At the time, Calvin hadn’t understood what was happening. The mages demanded to know the captain’s intent for the tea. He and his crew bristled at the question. Some of them quietly grabbed nearby instruments off the deck, but they weren’t holding them the way they held tools. The captain stated his business, that they meant to sell their haul, and the mage casually said he’d have to confiscate the load.
“It just wouldn’t be fair to the other colonists, who don’t have any tea to sell,” the mage had said, signaling for his companions to seize every crate of product. Calvin scratched his head at this; if the captain and his men had done all the work, why shouldn’t they sell it?
Apparently the captain agreed with this sentiment.

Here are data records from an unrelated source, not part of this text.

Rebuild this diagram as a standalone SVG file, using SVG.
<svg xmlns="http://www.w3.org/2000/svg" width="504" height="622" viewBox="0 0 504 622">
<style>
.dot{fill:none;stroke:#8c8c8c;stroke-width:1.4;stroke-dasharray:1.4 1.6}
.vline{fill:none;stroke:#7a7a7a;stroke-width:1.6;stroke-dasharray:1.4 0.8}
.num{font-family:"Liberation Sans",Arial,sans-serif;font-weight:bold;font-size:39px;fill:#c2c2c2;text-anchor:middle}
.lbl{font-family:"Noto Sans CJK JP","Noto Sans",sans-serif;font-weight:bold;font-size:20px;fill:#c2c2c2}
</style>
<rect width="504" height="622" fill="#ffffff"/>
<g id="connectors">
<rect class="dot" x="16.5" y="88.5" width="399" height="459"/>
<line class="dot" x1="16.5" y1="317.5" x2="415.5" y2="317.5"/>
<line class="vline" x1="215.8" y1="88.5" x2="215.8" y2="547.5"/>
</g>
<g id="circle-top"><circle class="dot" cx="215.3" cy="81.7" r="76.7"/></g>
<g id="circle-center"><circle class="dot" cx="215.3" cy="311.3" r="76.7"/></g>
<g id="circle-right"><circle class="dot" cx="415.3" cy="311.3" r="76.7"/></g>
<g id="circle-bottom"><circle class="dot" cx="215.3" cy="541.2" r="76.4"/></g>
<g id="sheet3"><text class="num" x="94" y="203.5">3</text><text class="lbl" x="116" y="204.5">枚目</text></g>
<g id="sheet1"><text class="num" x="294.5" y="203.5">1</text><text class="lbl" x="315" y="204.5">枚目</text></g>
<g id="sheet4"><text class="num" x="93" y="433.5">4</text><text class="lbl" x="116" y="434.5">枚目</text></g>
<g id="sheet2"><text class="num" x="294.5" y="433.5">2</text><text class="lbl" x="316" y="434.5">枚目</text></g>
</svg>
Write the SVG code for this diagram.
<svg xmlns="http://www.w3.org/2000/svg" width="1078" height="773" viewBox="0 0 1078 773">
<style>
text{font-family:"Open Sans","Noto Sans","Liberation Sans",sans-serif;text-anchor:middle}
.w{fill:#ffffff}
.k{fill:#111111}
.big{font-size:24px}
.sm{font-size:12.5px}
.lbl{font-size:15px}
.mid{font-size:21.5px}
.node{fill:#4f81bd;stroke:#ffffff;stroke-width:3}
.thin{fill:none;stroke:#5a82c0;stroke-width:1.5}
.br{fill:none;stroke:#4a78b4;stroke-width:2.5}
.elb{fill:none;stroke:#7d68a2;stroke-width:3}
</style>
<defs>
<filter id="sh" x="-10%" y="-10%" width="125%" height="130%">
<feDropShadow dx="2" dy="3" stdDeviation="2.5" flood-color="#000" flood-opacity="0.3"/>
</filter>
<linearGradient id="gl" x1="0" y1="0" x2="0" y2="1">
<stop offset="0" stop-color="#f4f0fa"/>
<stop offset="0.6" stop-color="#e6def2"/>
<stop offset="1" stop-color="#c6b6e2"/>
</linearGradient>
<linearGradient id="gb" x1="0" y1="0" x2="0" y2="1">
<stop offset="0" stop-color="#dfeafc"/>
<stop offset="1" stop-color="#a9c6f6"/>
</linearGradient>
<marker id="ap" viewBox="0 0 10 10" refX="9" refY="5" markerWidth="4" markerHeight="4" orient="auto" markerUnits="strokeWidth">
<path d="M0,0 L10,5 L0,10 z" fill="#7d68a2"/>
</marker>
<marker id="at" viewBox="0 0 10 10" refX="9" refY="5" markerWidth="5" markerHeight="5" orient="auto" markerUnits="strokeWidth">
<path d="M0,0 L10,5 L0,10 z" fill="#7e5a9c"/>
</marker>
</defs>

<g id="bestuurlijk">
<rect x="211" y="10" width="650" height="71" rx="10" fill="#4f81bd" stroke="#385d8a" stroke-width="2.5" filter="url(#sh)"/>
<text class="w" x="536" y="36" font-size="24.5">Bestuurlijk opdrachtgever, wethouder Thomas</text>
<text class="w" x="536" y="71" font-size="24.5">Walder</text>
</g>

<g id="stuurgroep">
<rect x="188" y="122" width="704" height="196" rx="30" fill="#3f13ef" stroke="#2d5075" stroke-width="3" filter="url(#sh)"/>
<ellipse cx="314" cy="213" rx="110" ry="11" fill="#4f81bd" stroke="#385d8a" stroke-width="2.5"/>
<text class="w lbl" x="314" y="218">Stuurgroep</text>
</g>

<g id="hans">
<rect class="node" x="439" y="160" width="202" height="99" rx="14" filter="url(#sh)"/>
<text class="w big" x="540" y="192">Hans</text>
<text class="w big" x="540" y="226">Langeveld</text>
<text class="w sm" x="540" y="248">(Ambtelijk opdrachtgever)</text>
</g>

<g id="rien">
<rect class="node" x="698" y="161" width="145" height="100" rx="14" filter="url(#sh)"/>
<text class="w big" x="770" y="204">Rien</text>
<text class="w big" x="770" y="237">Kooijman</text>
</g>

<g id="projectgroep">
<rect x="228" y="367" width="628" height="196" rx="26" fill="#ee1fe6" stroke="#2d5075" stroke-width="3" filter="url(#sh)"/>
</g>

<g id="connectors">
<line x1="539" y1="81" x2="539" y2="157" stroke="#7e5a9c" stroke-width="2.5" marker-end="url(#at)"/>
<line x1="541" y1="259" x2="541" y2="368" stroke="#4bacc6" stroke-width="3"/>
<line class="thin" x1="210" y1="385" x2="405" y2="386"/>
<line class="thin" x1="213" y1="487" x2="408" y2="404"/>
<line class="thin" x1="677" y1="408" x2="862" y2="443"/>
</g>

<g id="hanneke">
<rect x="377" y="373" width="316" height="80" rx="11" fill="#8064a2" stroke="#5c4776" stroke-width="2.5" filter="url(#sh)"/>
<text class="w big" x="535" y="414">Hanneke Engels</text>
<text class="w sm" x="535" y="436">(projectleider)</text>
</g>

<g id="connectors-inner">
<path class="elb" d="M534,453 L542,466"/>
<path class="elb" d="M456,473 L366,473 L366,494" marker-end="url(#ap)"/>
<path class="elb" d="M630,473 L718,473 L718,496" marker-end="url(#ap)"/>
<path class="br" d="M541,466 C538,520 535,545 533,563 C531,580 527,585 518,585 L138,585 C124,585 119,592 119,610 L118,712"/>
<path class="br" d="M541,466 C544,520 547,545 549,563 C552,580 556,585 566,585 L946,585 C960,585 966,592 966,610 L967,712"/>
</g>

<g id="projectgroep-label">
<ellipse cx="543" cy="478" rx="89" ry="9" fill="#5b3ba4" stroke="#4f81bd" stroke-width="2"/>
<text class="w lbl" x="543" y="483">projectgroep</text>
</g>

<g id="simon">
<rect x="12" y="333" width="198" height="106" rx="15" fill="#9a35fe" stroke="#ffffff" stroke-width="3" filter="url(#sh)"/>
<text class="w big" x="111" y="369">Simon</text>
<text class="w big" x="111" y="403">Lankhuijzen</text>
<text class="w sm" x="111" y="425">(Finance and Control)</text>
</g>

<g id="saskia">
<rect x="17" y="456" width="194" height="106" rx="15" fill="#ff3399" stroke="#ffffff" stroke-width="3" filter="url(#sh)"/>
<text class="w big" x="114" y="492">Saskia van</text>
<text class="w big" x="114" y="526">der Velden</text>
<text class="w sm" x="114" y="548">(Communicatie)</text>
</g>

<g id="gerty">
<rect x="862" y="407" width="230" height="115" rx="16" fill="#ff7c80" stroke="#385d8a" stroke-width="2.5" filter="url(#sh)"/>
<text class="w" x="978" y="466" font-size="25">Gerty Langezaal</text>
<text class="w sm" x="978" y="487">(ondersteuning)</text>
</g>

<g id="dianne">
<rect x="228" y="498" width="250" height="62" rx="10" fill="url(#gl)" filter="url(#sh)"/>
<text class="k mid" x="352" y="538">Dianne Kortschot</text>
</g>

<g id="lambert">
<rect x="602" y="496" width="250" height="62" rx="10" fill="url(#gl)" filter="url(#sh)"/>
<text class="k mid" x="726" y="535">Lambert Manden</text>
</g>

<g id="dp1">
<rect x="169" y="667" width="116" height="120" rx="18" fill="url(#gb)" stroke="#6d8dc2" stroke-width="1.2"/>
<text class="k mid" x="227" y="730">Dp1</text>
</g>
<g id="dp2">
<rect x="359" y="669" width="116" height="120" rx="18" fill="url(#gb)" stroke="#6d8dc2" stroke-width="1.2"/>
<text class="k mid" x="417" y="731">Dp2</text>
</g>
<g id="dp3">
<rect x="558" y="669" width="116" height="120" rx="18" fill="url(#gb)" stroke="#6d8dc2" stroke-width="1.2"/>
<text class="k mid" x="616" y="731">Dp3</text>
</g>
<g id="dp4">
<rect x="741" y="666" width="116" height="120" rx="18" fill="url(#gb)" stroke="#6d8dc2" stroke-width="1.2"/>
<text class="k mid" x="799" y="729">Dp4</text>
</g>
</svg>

What happened next was burned into Calvin’s memory sure as a branding iron marked livestock.
Some of the crewmen were still loading crates of tea leaves onto the deck of the boat. Half a dozen crates sat on a platform mounted to the dock, all rigged up with ropes and pulleys so it could swing out over the water. While the platform hung between the dock and the boat, the captain uttered a word in what sounded like an Indian language. One of the crewmembers, a bronze-skinned man with pitch-black hair shaved in an extreme pattern, drew a tomahawk from behind his belt, spun around and hurled it with stunning accuracy at the rigging. The tomahawk’s blade bit into the ropes, sliced them clean through, and unlaced the complicated weave that allowed the platform to move. Six crates plunged into the salty water below, instantly ruined. To save the falling crates, the mages uttered summoning spells in the Old Saxon tongue, but the anti-magical iron did its job.
Calvin was pretty sure a fight had broken out after that, but he didn’t get to see it. Father clapped a hand over Calvin’s eyes and quickly whisked him away, telling him they were to return to Baltimore immediately.
Even now, Father refused to let Calvin speak of that day, and all of his questions since then had been met with a sharp command to put it out of his mind. Calvin had never forgotten it, though. After years of seeing Fitz and Birty squeeze coins out of the Baltimore residents, Calvin eventually understood why the captain had destroyed his load.